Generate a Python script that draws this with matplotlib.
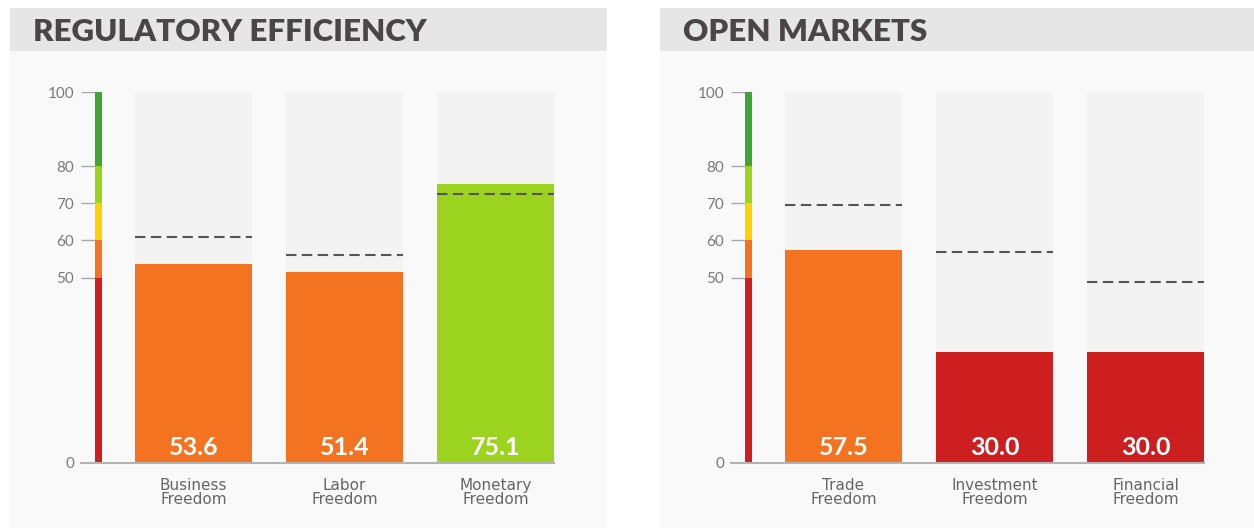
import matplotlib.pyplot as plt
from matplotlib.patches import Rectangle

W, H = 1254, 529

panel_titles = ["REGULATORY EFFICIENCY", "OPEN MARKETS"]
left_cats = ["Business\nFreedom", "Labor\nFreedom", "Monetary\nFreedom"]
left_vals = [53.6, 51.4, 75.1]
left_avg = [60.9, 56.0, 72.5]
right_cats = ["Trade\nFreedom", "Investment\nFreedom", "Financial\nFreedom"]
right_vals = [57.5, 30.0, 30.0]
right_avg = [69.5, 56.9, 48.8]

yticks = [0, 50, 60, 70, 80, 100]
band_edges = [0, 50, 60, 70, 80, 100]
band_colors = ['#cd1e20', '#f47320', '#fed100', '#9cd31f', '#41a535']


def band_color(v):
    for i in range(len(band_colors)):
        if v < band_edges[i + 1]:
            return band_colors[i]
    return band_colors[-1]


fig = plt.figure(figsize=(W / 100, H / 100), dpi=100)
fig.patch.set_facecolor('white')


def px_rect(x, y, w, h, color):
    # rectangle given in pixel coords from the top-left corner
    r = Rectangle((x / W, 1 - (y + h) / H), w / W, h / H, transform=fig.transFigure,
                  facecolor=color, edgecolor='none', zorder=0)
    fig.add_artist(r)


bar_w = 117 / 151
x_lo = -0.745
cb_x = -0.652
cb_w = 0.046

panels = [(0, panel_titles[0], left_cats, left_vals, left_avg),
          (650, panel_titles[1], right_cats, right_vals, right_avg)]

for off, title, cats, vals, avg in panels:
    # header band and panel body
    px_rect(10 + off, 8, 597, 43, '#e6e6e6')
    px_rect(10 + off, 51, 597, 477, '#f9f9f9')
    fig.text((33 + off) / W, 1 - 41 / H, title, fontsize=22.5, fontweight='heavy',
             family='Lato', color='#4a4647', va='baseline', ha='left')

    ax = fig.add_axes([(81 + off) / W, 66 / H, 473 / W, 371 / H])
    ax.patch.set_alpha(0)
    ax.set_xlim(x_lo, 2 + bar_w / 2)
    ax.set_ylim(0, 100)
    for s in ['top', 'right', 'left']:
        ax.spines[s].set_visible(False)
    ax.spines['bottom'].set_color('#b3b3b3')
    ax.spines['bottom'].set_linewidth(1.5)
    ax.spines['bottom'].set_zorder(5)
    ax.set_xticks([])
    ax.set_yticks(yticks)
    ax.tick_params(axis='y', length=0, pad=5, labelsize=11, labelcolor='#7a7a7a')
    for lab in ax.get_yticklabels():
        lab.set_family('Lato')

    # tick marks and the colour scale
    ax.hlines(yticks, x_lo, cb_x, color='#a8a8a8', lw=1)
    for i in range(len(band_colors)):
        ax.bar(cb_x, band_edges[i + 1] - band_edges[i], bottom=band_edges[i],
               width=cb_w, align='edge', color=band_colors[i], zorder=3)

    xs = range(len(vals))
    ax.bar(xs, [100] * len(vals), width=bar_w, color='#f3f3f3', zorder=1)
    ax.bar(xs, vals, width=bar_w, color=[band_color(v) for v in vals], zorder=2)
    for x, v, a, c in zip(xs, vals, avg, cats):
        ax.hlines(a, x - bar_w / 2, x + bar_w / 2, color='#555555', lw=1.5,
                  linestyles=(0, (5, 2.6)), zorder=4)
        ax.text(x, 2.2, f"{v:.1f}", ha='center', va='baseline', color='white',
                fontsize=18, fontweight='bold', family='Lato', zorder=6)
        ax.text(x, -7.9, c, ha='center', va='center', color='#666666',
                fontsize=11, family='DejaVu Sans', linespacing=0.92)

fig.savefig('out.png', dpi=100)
____________________
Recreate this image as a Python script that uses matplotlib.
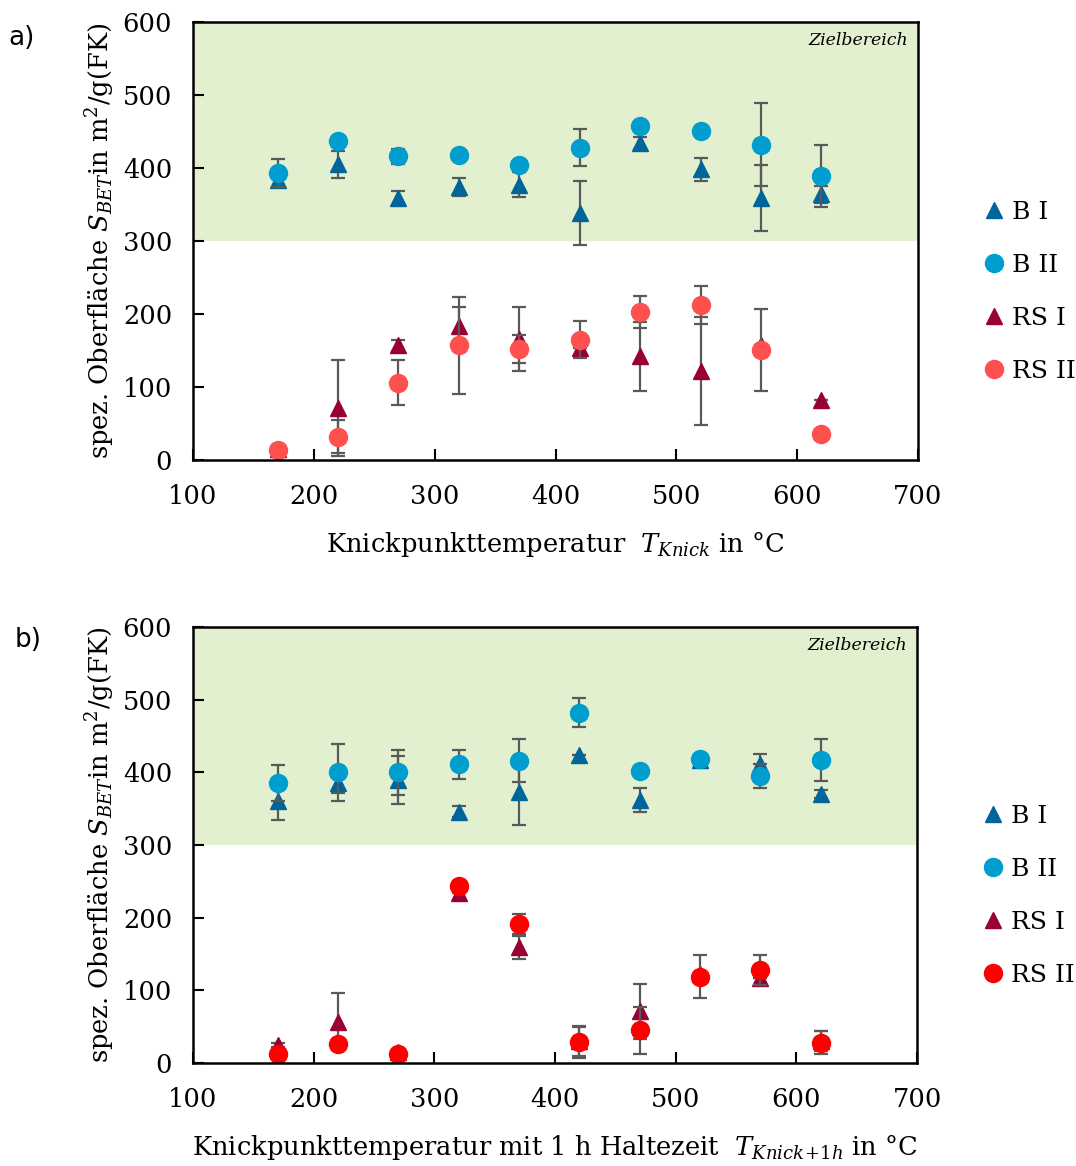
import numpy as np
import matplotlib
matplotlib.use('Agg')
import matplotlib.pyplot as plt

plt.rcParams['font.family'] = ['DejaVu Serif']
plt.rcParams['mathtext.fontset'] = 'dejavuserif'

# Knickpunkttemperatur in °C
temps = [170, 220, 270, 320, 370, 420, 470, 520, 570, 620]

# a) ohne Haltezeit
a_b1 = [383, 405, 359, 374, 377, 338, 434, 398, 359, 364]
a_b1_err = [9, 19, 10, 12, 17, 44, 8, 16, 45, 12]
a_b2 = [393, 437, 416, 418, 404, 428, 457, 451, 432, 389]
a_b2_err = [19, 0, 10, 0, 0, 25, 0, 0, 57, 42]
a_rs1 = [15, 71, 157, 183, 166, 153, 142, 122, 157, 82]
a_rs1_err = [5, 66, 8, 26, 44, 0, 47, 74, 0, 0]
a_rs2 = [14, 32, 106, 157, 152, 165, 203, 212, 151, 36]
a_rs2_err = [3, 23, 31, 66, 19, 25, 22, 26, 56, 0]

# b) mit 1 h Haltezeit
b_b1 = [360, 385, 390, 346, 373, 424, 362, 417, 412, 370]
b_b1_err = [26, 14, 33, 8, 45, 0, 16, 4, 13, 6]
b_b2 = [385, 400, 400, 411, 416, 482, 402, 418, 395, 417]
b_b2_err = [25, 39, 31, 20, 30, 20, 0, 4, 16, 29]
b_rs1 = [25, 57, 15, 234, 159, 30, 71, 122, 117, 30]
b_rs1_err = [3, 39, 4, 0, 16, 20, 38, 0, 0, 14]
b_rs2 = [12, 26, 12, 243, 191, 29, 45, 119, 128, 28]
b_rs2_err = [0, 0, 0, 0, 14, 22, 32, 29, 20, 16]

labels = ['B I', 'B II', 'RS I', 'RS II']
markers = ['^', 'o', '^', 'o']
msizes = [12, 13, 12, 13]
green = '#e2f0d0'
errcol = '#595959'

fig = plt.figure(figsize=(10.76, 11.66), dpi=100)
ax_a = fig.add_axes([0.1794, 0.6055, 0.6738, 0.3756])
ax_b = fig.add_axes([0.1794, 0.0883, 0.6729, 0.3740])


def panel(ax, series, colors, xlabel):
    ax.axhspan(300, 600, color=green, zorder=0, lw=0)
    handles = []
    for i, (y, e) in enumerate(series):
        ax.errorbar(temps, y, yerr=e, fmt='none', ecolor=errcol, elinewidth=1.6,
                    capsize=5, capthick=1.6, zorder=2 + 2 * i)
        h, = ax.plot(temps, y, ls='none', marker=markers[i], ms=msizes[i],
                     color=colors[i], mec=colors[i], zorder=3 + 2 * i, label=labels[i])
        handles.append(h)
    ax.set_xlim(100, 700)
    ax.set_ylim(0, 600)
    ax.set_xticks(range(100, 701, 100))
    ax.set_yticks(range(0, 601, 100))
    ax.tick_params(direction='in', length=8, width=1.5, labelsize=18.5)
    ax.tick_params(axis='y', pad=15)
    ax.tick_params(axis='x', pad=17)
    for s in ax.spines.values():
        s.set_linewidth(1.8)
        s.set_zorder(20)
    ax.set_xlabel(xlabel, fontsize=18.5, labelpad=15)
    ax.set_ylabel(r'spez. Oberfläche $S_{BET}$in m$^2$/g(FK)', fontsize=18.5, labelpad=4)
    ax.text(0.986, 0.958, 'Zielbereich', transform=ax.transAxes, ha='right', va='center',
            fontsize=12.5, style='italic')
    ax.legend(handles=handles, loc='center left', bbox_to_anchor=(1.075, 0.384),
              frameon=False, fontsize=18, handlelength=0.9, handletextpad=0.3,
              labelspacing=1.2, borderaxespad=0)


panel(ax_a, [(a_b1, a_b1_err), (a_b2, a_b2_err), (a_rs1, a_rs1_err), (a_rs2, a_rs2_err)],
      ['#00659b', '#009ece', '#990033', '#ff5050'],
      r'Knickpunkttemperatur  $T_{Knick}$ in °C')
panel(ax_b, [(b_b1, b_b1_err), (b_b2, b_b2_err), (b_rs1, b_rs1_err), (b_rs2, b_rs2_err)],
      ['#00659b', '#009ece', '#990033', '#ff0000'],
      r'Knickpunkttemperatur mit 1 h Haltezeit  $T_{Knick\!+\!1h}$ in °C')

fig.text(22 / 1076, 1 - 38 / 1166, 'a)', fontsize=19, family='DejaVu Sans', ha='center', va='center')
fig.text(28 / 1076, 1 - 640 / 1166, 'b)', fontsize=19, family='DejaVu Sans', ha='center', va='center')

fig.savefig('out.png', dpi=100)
____________________
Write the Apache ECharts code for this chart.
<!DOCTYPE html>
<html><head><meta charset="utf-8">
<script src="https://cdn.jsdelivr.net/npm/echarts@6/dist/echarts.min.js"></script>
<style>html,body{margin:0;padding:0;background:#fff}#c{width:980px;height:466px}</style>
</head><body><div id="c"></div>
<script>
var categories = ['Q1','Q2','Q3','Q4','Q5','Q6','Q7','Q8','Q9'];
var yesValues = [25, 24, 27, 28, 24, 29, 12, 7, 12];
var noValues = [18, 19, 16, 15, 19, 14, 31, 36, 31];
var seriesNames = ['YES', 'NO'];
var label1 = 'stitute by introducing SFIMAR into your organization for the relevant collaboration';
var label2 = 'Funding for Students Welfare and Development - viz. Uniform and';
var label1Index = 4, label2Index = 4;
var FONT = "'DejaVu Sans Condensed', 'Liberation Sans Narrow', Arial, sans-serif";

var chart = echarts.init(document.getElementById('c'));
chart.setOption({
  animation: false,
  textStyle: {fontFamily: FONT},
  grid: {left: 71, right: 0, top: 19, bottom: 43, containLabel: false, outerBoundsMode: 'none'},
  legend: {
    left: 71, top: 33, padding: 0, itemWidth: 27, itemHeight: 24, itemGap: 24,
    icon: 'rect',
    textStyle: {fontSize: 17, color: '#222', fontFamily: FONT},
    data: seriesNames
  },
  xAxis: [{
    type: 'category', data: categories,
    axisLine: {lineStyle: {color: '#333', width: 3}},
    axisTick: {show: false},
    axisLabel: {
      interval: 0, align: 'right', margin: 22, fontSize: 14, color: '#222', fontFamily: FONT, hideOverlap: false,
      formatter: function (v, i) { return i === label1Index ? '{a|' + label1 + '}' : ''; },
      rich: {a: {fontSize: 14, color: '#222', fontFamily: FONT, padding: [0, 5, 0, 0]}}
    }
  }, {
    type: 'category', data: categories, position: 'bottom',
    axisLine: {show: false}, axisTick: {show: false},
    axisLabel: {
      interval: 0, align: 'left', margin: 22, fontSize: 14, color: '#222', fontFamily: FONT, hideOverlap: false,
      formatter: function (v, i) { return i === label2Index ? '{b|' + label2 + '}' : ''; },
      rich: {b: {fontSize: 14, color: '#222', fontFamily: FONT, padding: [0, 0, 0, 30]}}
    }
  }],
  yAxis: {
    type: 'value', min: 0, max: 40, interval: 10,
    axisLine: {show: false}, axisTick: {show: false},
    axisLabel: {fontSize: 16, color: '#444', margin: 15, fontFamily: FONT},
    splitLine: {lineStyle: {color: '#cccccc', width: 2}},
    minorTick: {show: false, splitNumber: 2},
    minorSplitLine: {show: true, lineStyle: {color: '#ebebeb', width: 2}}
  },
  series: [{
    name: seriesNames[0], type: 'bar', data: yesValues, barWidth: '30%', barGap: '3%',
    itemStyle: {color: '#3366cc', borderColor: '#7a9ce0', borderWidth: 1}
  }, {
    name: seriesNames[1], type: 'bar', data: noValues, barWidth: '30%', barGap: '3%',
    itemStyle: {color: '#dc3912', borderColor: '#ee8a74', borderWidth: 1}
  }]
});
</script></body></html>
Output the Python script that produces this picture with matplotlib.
____________________
**SHORT EXERCISE**
Repeat exactly, and only, the entries from the line with "Recreate this image" through the line with "plt.rcParams['mathtext.fontset'] = 'dejavuserif'". Pictures are skipped.

**THE ANSWER**
Recreate this image as a Python script that uses matplotlib.
import numpy as np
import matplotlib
matplotlib.use('Agg')
import matplotlib.pyplot as plt

plt.rcParams['font.family'] = ['DejaVu Serif']
plt.rcParams['mathtext.fontset'] = 'dejavuserif'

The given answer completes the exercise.